Но прежде чем искать покровителя понадежней с «бесплодной» вершины Парнаса, нужно на эту вершину попасть. Расин пробует разные тропинки. Кроме стихов – театр. К тому времени, когда Витар отправляется к Шаплену и Перро с расиновской одой, у Расина уже готова пьеса, «Амазия». Левассёр свел его с актерами театра Маре, Пьером Лароком и мадемуазель Рот. Пьеса им как будто понравилась поначалу, они осыпали юного автора похвалами, но пожелали вчитаться в нее повнимательнее – и в конце концов отвергли. Расин был вне себя; Витар искал причины такого поворота дела и способы его поправить; но племянник его видел лишь одно объяснение, впрочем, обычное для начинающего: «Боюсь, что в нынешние времена актерам нравится только галиматья, лишь бы она была написана каким-нибудь знаменитым автором». Справедливости ради надо сказать, что собираясь к Перро, Витар захватил с собой вместе с «Нимфой Сены» и «Амазию». Перро, прочитав оба сочинения, заявил, что ода стоит десяти подобных пьес. Мы вынести своего суждения по этому поводу не можем – от «Амазии» не сохранилось ни стиха, ни намека на сюжет. Но Расин мысли о театре не оставил. Не проходит и года, как он занят новой пьесой, главным героем которой должен стать римский поэт-изгнанник Овидий.
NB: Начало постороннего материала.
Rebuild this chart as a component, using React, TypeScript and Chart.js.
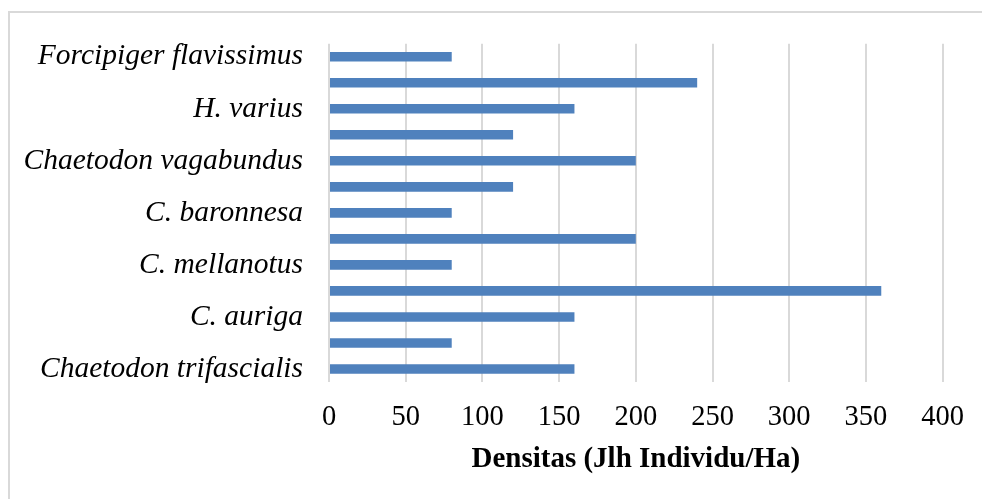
import React, { useEffect, useRef } from "react";
import { Chart, registerables } from "chart.js";

Chart.register(...registerables);

// Categories (top to bottom). Unlabelled rows in the source have no visible name.
const categories: string[] = [
  "Forcipiger flavissimus",
  "",
  "H. varius",
  "",
  "Chaetodon vagabundus",
  "",
  "C. baronnesa",
  "",
  "C. mellanotus",
  "",
  "C. auriga",
  "",
  "Chaetodon trifascialis",
];

const densitas: number[] = [80, 240, 160, 120, 200, 120, 80, 200, 80, 360, 160, 80, 160];

const xMin = 0;
const xMax = 400;
const xStep = 50;
const xTitle = "Densitas (Jlh Individu/Ha)";

const W = 982;
const H = 499;

const frame = {
  id: "outerFrame",
  beforeDraw(chart: any) {
    const ctx = chart.ctx;
    ctx.save();
    ctx.fillStyle = "#ffffff";
    ctx.fillRect(0, 0, chart.width, chart.height);
    ctx.strokeStyle = "#D9D9D9";
    ctx.lineWidth = 2;
    ctx.strokeRect(9, 12, chart.width + 20, chart.height + 20);
    ctx.restore();
  },
};

export default function App() {
  const ref = useRef<HTMLCanvasElement | null>(null);

  useEffect(() => {
    if (!ref.current) return;
    const serif = "'Times New Roman', 'Liberation Serif', serif";
    const chart = new Chart(ref.current, {
      type: "bar",
      data: {
        labels: categories,
        datasets: [
          {
            label: "Densitas",
            data: densitas,
            backgroundColor: "#4F81BD",
            borderWidth: 0,
            categoryPercentage: 1,
            barPercentage: 0.37,
          },
        ],
      },
      options: {
        indexAxis: "y",
        animation: false,
        responsive: false,
        maintainAspectRatio: false,
        layout: { padding: { left: 0, right: 36, top: 41, bottom: 22 } },
        plugins: {
          legend: { display: false },
          tooltip: { enabled: false },
        },
        scales: {
          x: {
            min: xMin,
            max: xMax,
            ticks: {
              stepSize: xStep,
              padding: 18,
              color: "#000000",
              font: { family: serif, size: 28.5 },
              maxRotation: 0,
            },
            grid: { color: "#D9D9D9", lineWidth: 2, drawTicks: false },
            border: { display: false },
            title: {
              display: true,
              text: xTitle,
              color: "#000000",
              font: { family: serif, size: 29, weight: "bold" },
              padding: { top: 0, bottom: 0 },
            },
            afterFit(scale: any) {
              scale.height = 95;
            },
          },
          y: {
            ticks: {
              autoSkip: false,
              padding: 26,
              color: "#000000",
              font: { family: serif, size: 29.5, style: "italic" },
            },
            grid: { display: false, drawTicks: false },
            border: { display: false },
            afterFit(scale: any) {
              scale.width = 329;
            },
          },
        },
      },
      plugins: [frame],
    });
    return () => chart.destroy();
  }, []);

  return (
    <div style={{ position: "fixed", left: 0, top: 0, width: W, height: H }}>
      <canvas ref={ref} width={W} height={H} style={{ width: W, height: H }} />
    </div>
  );
}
Расин уже выработал методу, которой будет следовать всю жизнь: сначала он, как добросовестный филолог, самым тщательным образом читает все, что относится к его предмету, размечает эти тексты, делает выписки на полях, какие-то куски переводит; затем составляет подробный прозаический план сочинения; и лишь потом приступает к стихам. На сей раз, с «Овидием», он ждет советов и поддержки от актрисы другого театра, Бургундского отеля, – Мадлены Бошато. Была ли закончена эта пьеса и какая ее ждала судьба, нам неизвестно; от нее тоже не осталось никаких следов.
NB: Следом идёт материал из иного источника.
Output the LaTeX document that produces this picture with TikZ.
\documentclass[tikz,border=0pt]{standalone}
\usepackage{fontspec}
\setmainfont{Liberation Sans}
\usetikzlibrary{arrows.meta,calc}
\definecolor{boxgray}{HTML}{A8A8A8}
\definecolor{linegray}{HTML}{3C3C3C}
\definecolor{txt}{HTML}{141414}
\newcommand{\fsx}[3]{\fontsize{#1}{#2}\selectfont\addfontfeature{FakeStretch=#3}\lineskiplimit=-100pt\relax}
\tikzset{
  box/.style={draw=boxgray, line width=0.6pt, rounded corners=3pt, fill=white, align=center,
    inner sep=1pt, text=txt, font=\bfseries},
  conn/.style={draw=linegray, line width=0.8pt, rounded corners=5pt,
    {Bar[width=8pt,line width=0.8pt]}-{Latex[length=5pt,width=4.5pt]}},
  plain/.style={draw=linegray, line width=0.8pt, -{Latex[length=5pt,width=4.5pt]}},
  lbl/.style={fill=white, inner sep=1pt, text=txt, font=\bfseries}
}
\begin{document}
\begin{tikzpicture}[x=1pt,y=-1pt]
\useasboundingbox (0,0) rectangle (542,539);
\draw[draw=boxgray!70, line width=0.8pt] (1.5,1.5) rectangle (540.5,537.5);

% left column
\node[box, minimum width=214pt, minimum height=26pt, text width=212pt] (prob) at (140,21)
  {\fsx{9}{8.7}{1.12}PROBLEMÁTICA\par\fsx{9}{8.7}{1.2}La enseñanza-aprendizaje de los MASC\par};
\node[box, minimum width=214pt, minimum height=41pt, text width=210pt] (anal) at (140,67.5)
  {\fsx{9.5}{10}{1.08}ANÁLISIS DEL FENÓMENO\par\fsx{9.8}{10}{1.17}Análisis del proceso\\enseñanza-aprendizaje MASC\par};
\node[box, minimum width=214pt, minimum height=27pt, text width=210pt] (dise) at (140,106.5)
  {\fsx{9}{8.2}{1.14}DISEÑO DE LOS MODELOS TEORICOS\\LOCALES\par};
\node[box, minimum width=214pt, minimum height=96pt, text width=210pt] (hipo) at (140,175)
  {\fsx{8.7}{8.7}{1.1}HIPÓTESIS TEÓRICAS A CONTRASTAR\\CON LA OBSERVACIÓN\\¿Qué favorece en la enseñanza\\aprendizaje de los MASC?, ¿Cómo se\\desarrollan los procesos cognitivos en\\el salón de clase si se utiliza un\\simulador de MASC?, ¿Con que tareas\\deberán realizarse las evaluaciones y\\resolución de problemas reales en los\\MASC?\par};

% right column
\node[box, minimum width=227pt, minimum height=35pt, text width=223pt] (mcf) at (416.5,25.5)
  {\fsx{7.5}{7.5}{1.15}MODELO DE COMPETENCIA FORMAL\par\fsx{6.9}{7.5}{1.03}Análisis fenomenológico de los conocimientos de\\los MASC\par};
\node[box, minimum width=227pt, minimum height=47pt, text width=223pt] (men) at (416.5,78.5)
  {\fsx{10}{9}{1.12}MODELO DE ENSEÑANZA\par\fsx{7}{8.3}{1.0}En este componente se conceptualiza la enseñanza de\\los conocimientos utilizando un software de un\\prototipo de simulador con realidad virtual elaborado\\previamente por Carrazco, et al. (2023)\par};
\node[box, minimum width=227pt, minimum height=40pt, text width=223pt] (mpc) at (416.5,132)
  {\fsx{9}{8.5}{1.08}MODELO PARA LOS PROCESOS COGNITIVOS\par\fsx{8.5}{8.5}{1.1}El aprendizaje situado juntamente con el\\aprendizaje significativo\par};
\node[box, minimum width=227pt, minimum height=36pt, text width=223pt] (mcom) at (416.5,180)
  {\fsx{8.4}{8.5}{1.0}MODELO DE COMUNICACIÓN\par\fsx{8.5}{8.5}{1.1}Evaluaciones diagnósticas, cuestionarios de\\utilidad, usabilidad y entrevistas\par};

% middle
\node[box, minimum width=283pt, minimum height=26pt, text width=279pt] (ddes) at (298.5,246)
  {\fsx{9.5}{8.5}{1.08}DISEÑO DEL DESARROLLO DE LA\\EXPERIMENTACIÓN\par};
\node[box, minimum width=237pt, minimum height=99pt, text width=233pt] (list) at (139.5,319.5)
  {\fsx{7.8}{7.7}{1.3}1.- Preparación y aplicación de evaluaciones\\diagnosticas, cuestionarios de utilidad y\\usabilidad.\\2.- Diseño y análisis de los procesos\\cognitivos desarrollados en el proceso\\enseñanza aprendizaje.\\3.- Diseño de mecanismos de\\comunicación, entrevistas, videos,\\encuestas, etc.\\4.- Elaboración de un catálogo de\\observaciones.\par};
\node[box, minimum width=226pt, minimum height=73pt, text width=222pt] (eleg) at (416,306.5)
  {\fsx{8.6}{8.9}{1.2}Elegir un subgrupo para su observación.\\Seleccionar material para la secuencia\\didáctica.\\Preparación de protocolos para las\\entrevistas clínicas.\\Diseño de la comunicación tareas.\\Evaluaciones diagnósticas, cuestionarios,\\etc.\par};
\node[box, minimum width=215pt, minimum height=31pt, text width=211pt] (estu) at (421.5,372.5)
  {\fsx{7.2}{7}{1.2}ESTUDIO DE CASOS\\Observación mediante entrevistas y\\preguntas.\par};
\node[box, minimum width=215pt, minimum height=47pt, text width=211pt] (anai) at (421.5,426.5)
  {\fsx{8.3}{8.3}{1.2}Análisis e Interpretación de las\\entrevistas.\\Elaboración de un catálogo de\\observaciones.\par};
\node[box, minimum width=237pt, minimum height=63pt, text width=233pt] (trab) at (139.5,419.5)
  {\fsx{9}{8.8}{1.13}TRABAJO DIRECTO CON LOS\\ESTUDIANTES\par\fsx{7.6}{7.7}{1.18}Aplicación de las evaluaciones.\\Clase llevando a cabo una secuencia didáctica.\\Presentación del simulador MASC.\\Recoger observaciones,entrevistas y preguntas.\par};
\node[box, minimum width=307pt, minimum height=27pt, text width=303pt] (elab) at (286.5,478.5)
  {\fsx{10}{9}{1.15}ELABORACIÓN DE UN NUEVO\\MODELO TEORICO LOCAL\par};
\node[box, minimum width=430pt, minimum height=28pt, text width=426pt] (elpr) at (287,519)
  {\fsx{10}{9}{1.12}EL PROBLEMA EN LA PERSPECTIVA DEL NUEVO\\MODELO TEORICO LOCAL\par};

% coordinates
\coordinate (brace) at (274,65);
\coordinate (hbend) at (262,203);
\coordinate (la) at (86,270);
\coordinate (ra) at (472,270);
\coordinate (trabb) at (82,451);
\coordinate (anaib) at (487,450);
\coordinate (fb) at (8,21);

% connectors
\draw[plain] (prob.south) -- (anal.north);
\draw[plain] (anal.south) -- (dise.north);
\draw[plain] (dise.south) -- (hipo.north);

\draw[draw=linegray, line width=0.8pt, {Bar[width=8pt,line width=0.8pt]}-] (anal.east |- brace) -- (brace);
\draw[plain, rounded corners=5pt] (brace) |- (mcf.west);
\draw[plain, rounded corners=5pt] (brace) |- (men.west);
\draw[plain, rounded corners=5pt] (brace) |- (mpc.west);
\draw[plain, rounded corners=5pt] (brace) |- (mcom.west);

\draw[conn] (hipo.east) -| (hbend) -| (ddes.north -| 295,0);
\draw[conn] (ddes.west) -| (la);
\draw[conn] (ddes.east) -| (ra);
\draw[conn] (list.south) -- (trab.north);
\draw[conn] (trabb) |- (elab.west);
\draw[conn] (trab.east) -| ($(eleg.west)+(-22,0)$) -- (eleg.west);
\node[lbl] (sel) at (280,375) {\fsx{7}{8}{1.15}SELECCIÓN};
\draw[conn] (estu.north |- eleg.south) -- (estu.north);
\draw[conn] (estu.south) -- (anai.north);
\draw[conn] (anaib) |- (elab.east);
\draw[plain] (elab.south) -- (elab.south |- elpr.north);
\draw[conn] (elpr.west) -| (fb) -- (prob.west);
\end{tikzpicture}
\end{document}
Легко вообразить, какое негодование вызывал образ жизни Расина в Пор-Рояле. Действительно, мало того, что юноша писал светские стихи; мало того, что стихи эти восхваляли противную янсенистам партию; в довершение всего, он свел дружбу с актерами! Едва ли существовало какое ремесло, спокон веку мешавшее церкви больше, чем лицедейство. Актеры считались отлученными от церкви и вернуться в ее лоно могли лишь при условии отречения от своей профессии, что они обычно и делали перед смертью. Ведь театр считался, по слову Тертуллиана, «церковью диавола». Правда, Ришелье, искренне любивший театр и заботившийся о его процветании, еще в 1641 году издал за подписью короля указ, предписывавший не вменять актерам в бесчестье их занятие. Указом, однако, можно определять административные меры, и то не всегда успешно; с общественным мнением дело обстоит сложнее. В глазах обитателей Пор-Рояля во всяком случае актеры оставались людьми отверженными, погибшими; человек, входящий в сношения с ними, несомненно прикасается к греху, заражается им.
Упреки наставников звучали тем пронзительнее, чем отчаяннее становилось положение Пор-Рояля. Смерть Мазарини, старого врага янсенистов, вопреки их ожиданиям, не смягчила нависшей над ними угрозы. Напротив. Как и в случае с Фуке, молодой король, лишь только у него оказались развязаны руки, поспешил принять решительные меры против очага возможной оппозиции. В сущности, Фуке и Пор-Рояль и были двумя последними, самыми заметными проявлениями, светским и церковным, все того же духа самостоятельности и непокорства, который воспринимался королевской властью как опасность, независимо от намерений и политических настроений его носителей, чаще всего искренне преданных особе монарха и несомненно верноподданных. И поддерживал Фуке и янсенистов один и тот же круг людей – парламентские чиновники, фрондеры-аристократы и их друзья из священнослужителей, питавших галликанские убеждения. Что касается теологических тонкостей, то в них сам Людовик, получивший весьма поверхностное и несистематическое образование, был не слишком силен. Но духовниками французских королей традиционно оставались иезуиты. При Людовике в то время в этой должности также состоял иезуит, отец Анна, непреклонный и лично пристрастный противник янсенистов, адресат последних паскалевских «Писем к провинциалу». Ему нетрудно было убедить своего духовного сына в том, что Пор-Рояль – рассадник зловредной ереси, а потому гонения на него – дело богоугодное.